OMEN44とChelsea Reject

伊藤計劃「虐殺器官」、山本弘「アイの物語」

 「日本人の変態的にかっこいいトラックメイカーを世界に紹介したくて、昨年末に『Hentai』というアルバムを出しました。なぜこの言葉をタイトルにしたのかと言うと、海外でものすごく知られてて、同時に面白がられてる日本語だから。

 アメリカから日本を見ていて思うのは、日本人は自分たちのどういう部分が海外で興味を持たれてるのか、もっと意識的になるべきってこと。例えば、アメリカには日本のSF小説ばかりを翻訳してる『Haikasoru』ってレーベルがあって、ここから紹介された作品はものすごく評価されてるんです。一番有名なところだと、桜坂洋の『All You Need Is Kill』。トム・クルーズ主演で映画化されましたよね。

OMEN44とChelsea Reject

 アーサー・C・クラークの『地球幼年期の終わり』や、ダン・シモンズの『ハイペリオン』シリーズみたいな海外のSF小説も大好きだけど、日本のSF小説はそういった作品と比較してもすごい。世界に誇るべき文化だと思っています。一番好きなのは伊藤計劃。『虐殺器官』という作品でデビューして、2年後に亡くなってしまった。作中に人工筋肉を使った飛行機の描写が出てくる。これを読んだ時、いずれ生命と機械との狭間に生ずる問題が出てくるんだろうなと感じた。
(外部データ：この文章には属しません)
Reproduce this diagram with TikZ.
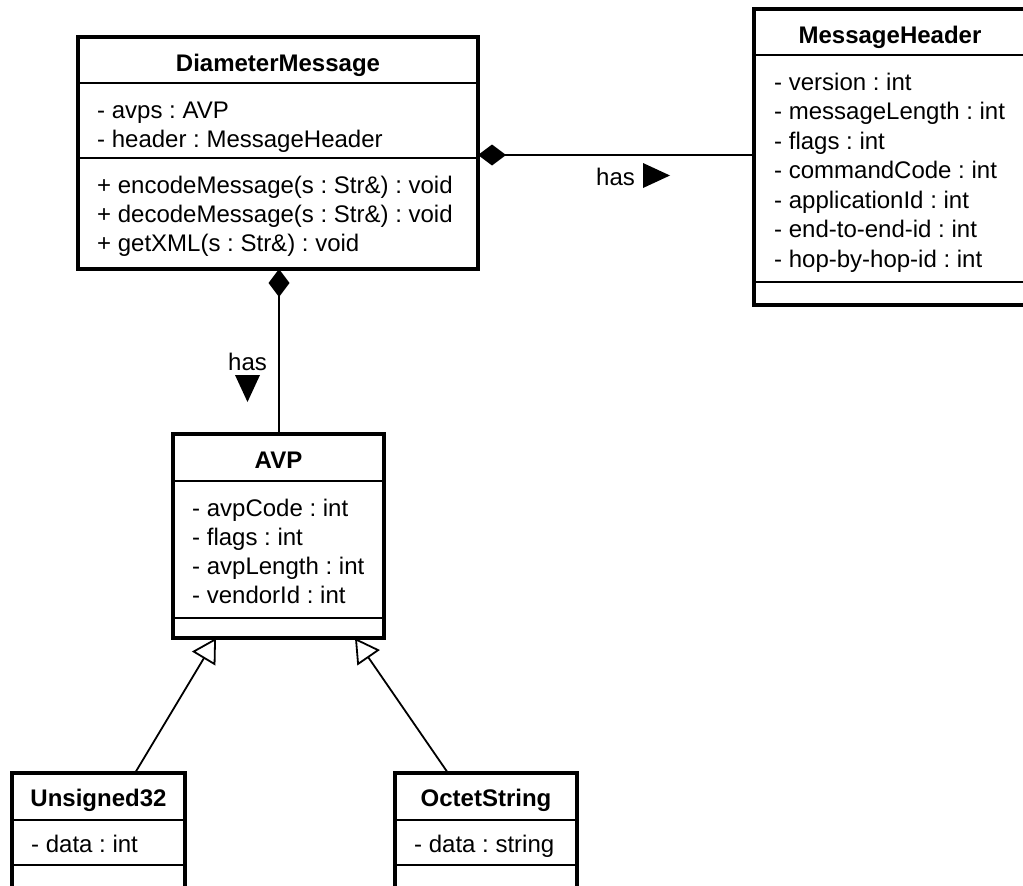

 あと山本弘の『THE STORIES OF IBIS』も素晴らしかった。原題は『アイの物語』ですね。でも恋愛の話というよりは、ゲームの世界が現実になったような物語でした。いつかAIやロボットの人権について考えなくてはいけない未来がくるのかもと感じさせられましたね。

 なぜ日本のSFが人気があるのか。それは世界の人たちが、日本に“高度に近代化された社会”というイメージを持ってるから。故にSF的な発想にも独特の説得力が出てくる。もちろん日本の自殺率の高さとか病んだ部分があるのは知ってる。だけど“日本”は世界に出て行く時のブランドになりうるんです」

 象徴的な3冊を紹介してくれたのち、OMEN44はこう続けた。

 「よく言われることだけど、日本人の特徴は0から1を生み出すことではなく、生み出された1を器用にアレンジできることだと思う。外から見てると改めてそう感じる。例えば、渋谷の宇田川町でFACE RECORDSというレコード屋をやってる間宮くんが、2018年にブルックリン支店をオープンさせたんです。お店で推してるのは和モノ。アメリカのソウルを日本的にアレンジしたシティポップとかだね。あと洋楽のレコードでも、日本盤って日本盤限定のボーナストラックがついていたり怪しい帯がついてるでしょ? そこが面白がられてる。こういうのが日本のカルチャーだと思う。僕は日本人にもっと世界に出てコミュニケーションしてほしい。失敗を恐れずに。日本人は失敗を極端に嫌うけど、僕は失敗してなんぼだと思う。その積み重ねを経ることで、自分の感覚になっていくから」

Omen44 feat. GOCCI, CQ -“Watch Us King I Divine(Don't Test The Remix) ”

 なおOMEN44はアルバム「Hentai」の収録曲をDJ MinoyamaがDJミックスした音源をフリーダウンロードで発表する。同作にはDJ Sharkが手がけたトラックも新たに追加される。さらにChelsea Rejectとのリミックス曲をMVとともにリリースする予定となっている。